Legco president Andrew Leung Kwan-yuen, a member of the Election Committee who is also seeking re-election in the industrial functional constituency, also rejected suggestions of Beijing meddling.
Leung denied receiving a “dim sum paper”, euphemism for a list of endorsed candidates and referred to as such for its supposed resemblance to the layout of menus at yum cha restaurants.
“The central government sees this as the first Legco election since improving the system, so it is not worried about letting voters choose their desired candidates under this mechanism,” he said.
The ballot paper for the committee constituency requires each of the 1,448-strong electorate to choose 40 candidates from a longer list of hopefuls.
Friday’s forum was watched by a spirited crowd of supporters and volunteers, who cheered and raised banners emblazoned with pictures of candidates and their election slogans.
The atmosphere stood in stark contrast to the findings of a survey published by the Hong Kong Public Opinion Research Institute (Pori) earlier in the day that underscored the widespread lack of interest in the race among the general public.
About 39 per cent of the 891 respondents, who Pori polled between December 9 and 14, said they would “definitely” or “most likely” not be voting on Sunday, up three percentage points on a previous edition of the survey conducted in the final week of November.
Only 48 per cent said they would “definitely” or “most likely” cast their ballot, down from the previous 51 per cent. The figure in a similar survey ahead of the 2016 Legco vote was 76 per cent.
Also on Friday, four ministers – including development secretary Michael Wong Wai-lun and environment chief Wong Kam-sing – jointly released a video calling on the public to exercise their voting rights on Sunday.
Chief Secretary John Lee Ka-chiu and Secretary for Constitutional and Mainland Affairs Erick Tsang Kwok-wai, meanwhile, inspected the progress being made in preparing the central counting station in Wan Chai.

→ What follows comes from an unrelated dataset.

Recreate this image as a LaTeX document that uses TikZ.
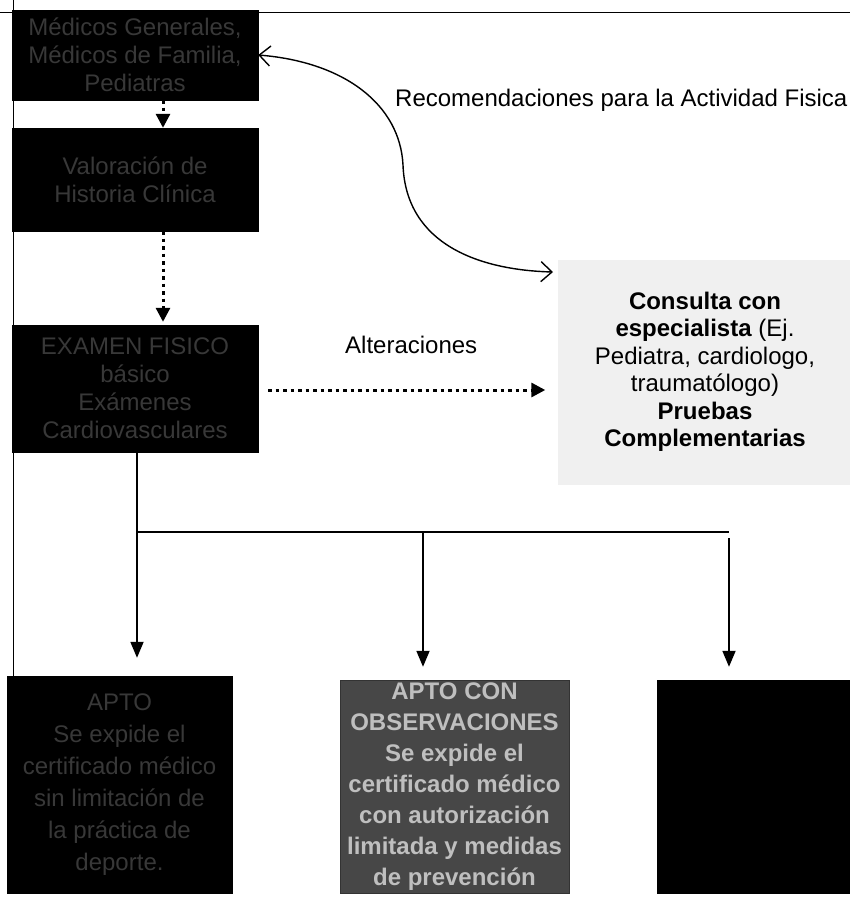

“Voters are encouraged to cast their votes to make the election a success so that forces that aim to sabotage the election will not succeed,” Lee said.
Earlier on Thursday, state-owned media outlet People’s Daily singled out Democratic Party chairman Lo Kin-hei for criticism, accusing him of “hijacking” the leading opposition party and barring its members from running in the Sunday’s poll.
The newspaper said his allies had to be swept aside for the party to have a future.
Lau Siu-kai, vice-president of the semi-official think tank, the Chinese Association of Hong Kong and Macau Studies, said he believed that Beijing was further angered by a Democrats plan to discipline members who, acting in personal capacity, endorsed certain centrist candidates.
“Beijing wants to make it clear that it no longer holds any expectation on the Democratic Party, which used to be considered as a moderate grouping,” he said.
“The authorities hope it will not do anything more to discredit the electoral system – such as doing interviews with foreign media – in the run-up to the poll.”
Meanwhile, former Hong Kong leader Leung Chun-ying pledged a HK$500,000 reward for those providing information about a mastermind said to be inciting people to undermine the election, following police suggestions of a figure operating in such a manner.
Separately, Legco president Leung sought to ease concerns over the display of the national flag in the main chamber in place of the city emblem.
Leung said it was part of preparatory work the legislature was undertaking for hosting the oath-taking ceremony following the election.
Rehearsals were under way, he added, although the legislature has yet to confirm the date of the ceremony with the chief executive, who will lead it.